Matchmaking in Call of Duty has stronger potential to make friends than Duty Finder - you can easily reconnect with anyone you play a match with and there is no difference from "server" and "off-server" expectations (Duty Finder is already infamous for its bad players, so some people will go into it pessimistic and apathetic).
Outside of Duty Finder, FATEs were designed to be as solo-friendly as possible, much to the determent of interesting content (outside the handful at endgame they decided to put some effort into designing) and creates a way to quickly level to 50 by just blindly spamming your AoE attack while alone among others.
One downgrade of Version 1.0 is that outside dungeons and primals, they made sure quests were strictly solo friendly - turning the Artifact Quests from a community-building pseudo-endgame (just like it was for FFXI, really) into joke filler content and AF into nothing more than gear made irrelevant by the time you are doing lv. 50 dungeons a few levels later. (Really weird how they can go so hard into two different directions.

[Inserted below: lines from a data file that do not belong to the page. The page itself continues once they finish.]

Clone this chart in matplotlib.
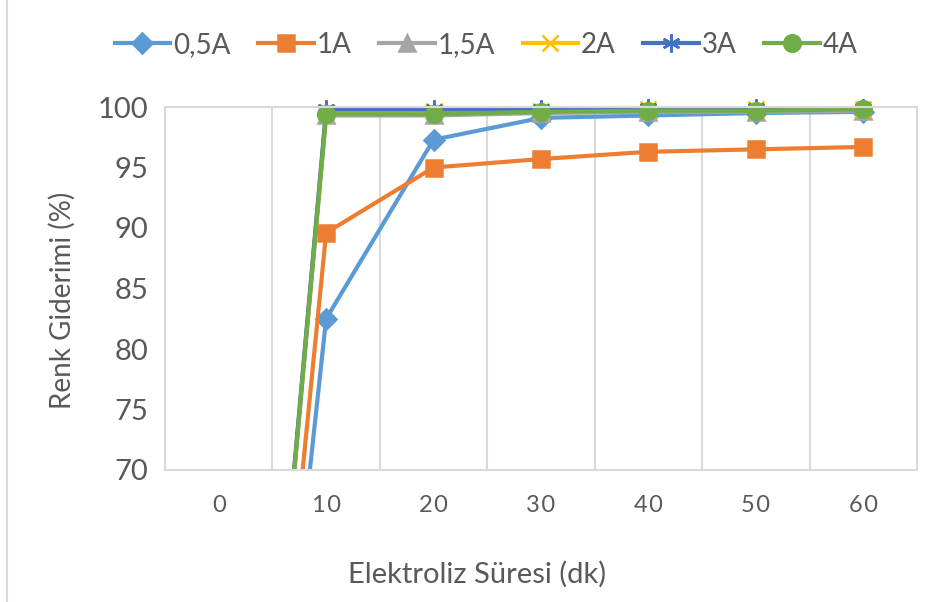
import matplotlib.pyplot as plt
from matplotlib.patches import Rectangle
from matplotlib.lines import Line2D

# data
sure = ["0", "10", "20", "30", "40", "50", "60"]
a05 = [0, 82.5, 97.3, 99.1, 99.3, 99.5, 99.6]
a1 = [0, 89.6, 95.0, 95.7, 96.3, 96.5, 96.7]
a15 = [0, 99.3, 99.3, 99.5, 99.6, 99.6, 99.7]
a2 = [0, 99.6, 99.7, 99.7, 99.8, 99.8, 99.8]
a3 = [0, 99.8, 99.8, 99.8, 99.9, 99.9, 99.9]
a4 = [0, 99.4, 99.4, 99.6, 99.7, 99.7, 99.8]
labels = ["0,5A", "1A", "1,5A", "2A", "3A", "4A"]

plt.rcParams["font.family"] = ["Lato", "DejaVu Sans"]
text_color = "#595959"

fig = plt.figure(figsize=(9.36, 6.02), dpi=100)
ax = fig.add_axes([165 / 936, 1 - 470 / 602, (917 - 165) / 936, (470 - 107) / 602])

series = [
    (a05, "#5B9BD5", "D", 10),
    (a1, "#ED7D31", "s", 12),
    (a15, "#A5A5A5", "^", 11),
    (a2, "#FFC000", "x", 11),
    (a3, "#4472C4", (6, 2, 0), 13),
    (a4, "#70AD47", "o", 12),
]

xs = range(len(sure))
clip = Rectangle((0, 0), 1, 1.1, transform=ax.transAxes)
for (vals, color, marker, ms), lab in zip(series, labels):
    line, = ax.plot(xs, vals, color=color, lw=3, marker=marker, markersize=ms,
                    markeredgewidth=1.8, label=lab)
    line.set_clip_path(clip)

ax.set_xlim(-0.5, 6.5)
ax.set_ylim(70, 100)
ax.set_yticks(range(70, 101, 5))
ax.set_xticks(list(xs))
# spaced digits like the original axis
ax.set_xticklabels(["\u200a".join(s) for s in sure])
ax.set_xticks([i + 0.5 for i in range(6)], minor=True)
ax.grid(which="minor", axis="x", color="#D9D9D9", lw=1.5)
ax.tick_params(which="both", length=0)
ax.tick_params(axis="y", labelsize=21, colors=text_color, pad=12)
ax.tick_params(axis="x", labelsize=17, colors=text_color, pad=18)
for s in ax.spines.values():
    s.set_color("#D9D9D9")
    s.set_linewidth(1.5)

fig.text(477 / 936, 1 - 574 / 602, "Elektroliz Süresi (dk)", ha="center", va="center",
         fontsize=21, color=text_color)
fig.text(62 / 936, 1 - 300 / 602, "Renk Giderimi (%)", ha="center", va="center",
         rotation=90, fontsize=20, color=text_color)

fig.legend(loc="center", bbox_to_anchor=(486 / 936, 1 - 45 / 602), ncol=6, frameon=False,
           fontsize=20, labelcolor=text_color, handlelength=2.0, handletextpad=0.1,
           columnspacing=1.0)

# outer chart border (left edge visible)
fig.add_artist(Line2D([7 / 936, 7 / 936], [0, 1], color="#D9D9D9", lw=1.5))

fig.savefig("out.png", dpi=100)
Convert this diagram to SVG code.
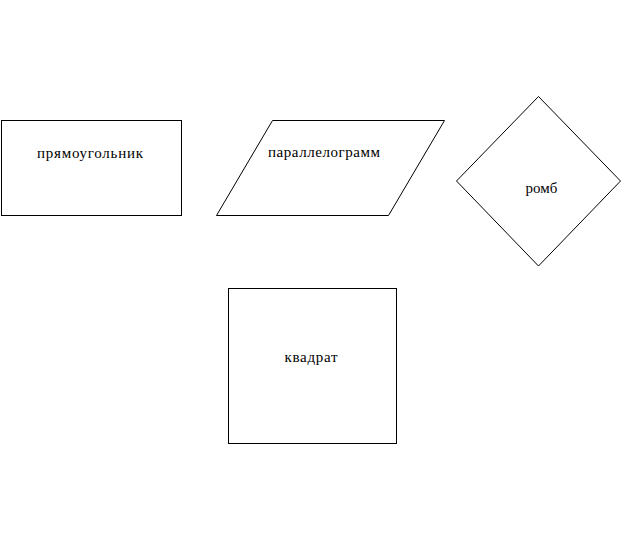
<svg xmlns="http://www.w3.org/2000/svg" width="625" height="541" viewBox="0 0 625 541">
<style>
.s{fill:#fff;stroke:#000;stroke-width:1}
text{font-family:"Liberation Serif","Times New Roman",serif;font-size:15px;fill:#000}
</style>
<rect width="625" height="541" fill="#fff"/>
<g id="rect">
<rect class="s" x="1.5" y="120.5" width="180" height="95"/>
<text x="37" y="157.5" textLength="106">прямоугольник</text>
</g>
<g id="parallelogram">
<polygon class="s" points="272.5,120.5 444.5,120.5 388.5,215.5 216.5,215.5"/>
<text x="268" y="157" textLength="112">параллелограмм</text>
</g>
<g id="rhombus">
<polygon class="s" points="538.5,96.5 620.5,181 538.5,266 456.5,181"/>
<text x="541.5" y="192.5" text-anchor="middle" font-size="14">ромб</text>
</g>
<g id="square">
<rect class="s" x="228.5" y="288.5" width="168" height="155"/>
<text x="284.5" y="362" textLength="53">квадрат</text>
</g>
<g id="connectors"></g>
</svg>
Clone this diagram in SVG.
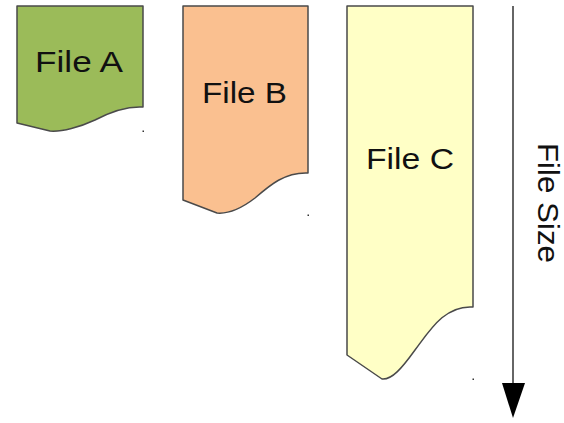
<svg xmlns="http://www.w3.org/2000/svg" width="564" height="423" viewBox="0 0 564 423">
<defs>
<style>
.doc{stroke:#4a4a4a;stroke-width:1.5;stroke-linejoin:round}
.lbl{font-family:"Liberation Sans",Arial,sans-serif;font-size:30px;fill:#111;text-anchor:middle}
.dot{fill:#333}
</style>
</defs>
<rect width="564" height="423" fill="#fff"/>
<g id="fileA">
<path class="doc" fill="#9bbb59" d="M17,6 H143 V107 C125,106 110,112 95,120 C80,127 62,132 50,131 L17,123 Z"/>
<text class="lbl" x="79" y="72" textLength="88" lengthAdjust="spacingAndGlyphs">File A</text>
</g>
<g id="fileB">
<path class="doc" fill="#fac090" d="M183,6 H308 V173 C285,172 270,185 255,198 C242,208 228,214 217,213 L183,200 Z"/>
<text class="lbl" x="244.5" y="103" textLength="85" lengthAdjust="spacingAndGlyphs">File B</text>
</g>
<g id="fileC">
<path class="doc" fill="#ffffc6" d="M347,6 H473 V307 C445,305 430,330 415,350 C402,368 392,380 382,379 L347,355 Z"/>
<text class="lbl" x="410" y="169" textLength="88" lengthAdjust="spacingAndGlyphs">File C</text>
</g>
<g id="connectors">
<line x1="513" y1="6" x2="513" y2="385" stroke="#333" stroke-width="1.5"/>
<polygon points="502,383 525,383 513,418" fill="#000"/>
</g>
<g id="axisLabel">
<text class="lbl" transform="translate(538,203) rotate(90)" x="0" y="0" textLength="120" lengthAdjust="spacingAndGlyphs">File Size</text>
</g>
<rect class="dot" x="142.5" y="130.5" width="1.5" height="1.5"/>
<rect class="dot" x="307.5" y="214.5" width="1.5" height="1.5"/>
<rect class="dot" x="472.5" y="378.5" width="1.5" height="1.5"/>
</svg>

Something like Garuda exists in the game, yet AF is main scenario side-quest quality.)
In terms of battle system design (how FATEs can work the way they do), there is virtually no direct cooperation. Tanks do their tanking thing, healers keep bars up, and DDs keep damage up, all of them only concerned with their own persons when it comes to dodging marked red areas (vs. something like a "stun" order from FFXI). There is no replacement for skillchains, magic bursts, sneak attack+trick attack (having someone screw over your positional attack is less of a loss in this game as individual weapon skills are far less important), or non-linear enmity gain that requires players to be more in sync with each other. I also think the lack of meaningful relationships means people are more willing to be utter fools in public, but that could just be the game hasn't outworn its live beta-like feel yet.
Also worth noting is that FFXI (and 1.0 to a lesser extent) was a true international game where people around the globe interacted on a face to face basis every single day, influencing each other's sub-culture and etiquette (e.g. player lines for content showing up in a lawless MMO world). FFXIV: ARR, like most games, is not.
I think the community aspect is going to be complete crap. However, this is the norm of MMORPGs. Just like quest hubs with hundreds of filler quests, etc. So at worst, "this alone in a city" feeling will be accepted in apathy by FFXI players and most other MMORPG players will be oblivious to it.
If nothing else though, I really want to someone to bring up duty finder and FATEs (and AF quests) to Yoshi-P at the same time. He's spoken a lot about "community", but I don't think he understands it (he didn't play FFXI, so whatever). When people bring up Duty Finder's anti-social mechanics, he mentions FATEs as a way to connect. When people bring up FATEs solo-focused, anti-social mechanics (though what they really are is people hitting one button until everything is dead), he mentions dungeons - which are primarily done through duty finder.
EDIT: And what's interesting is that, whenever people say "this game isn't going to be F2P" they usually mention FFXI's success. Given everything I've said above, why are we applying FFXI's history to a WoW-clone game? There is nothing to say they will be received similarly, at least long after the launch of a "Final Fantasy" game. People played FFXI (and put up with a lot of shit) for a decade because of the bonds they formed (partially because of that "shit", depending on how averse you are to inconvenience).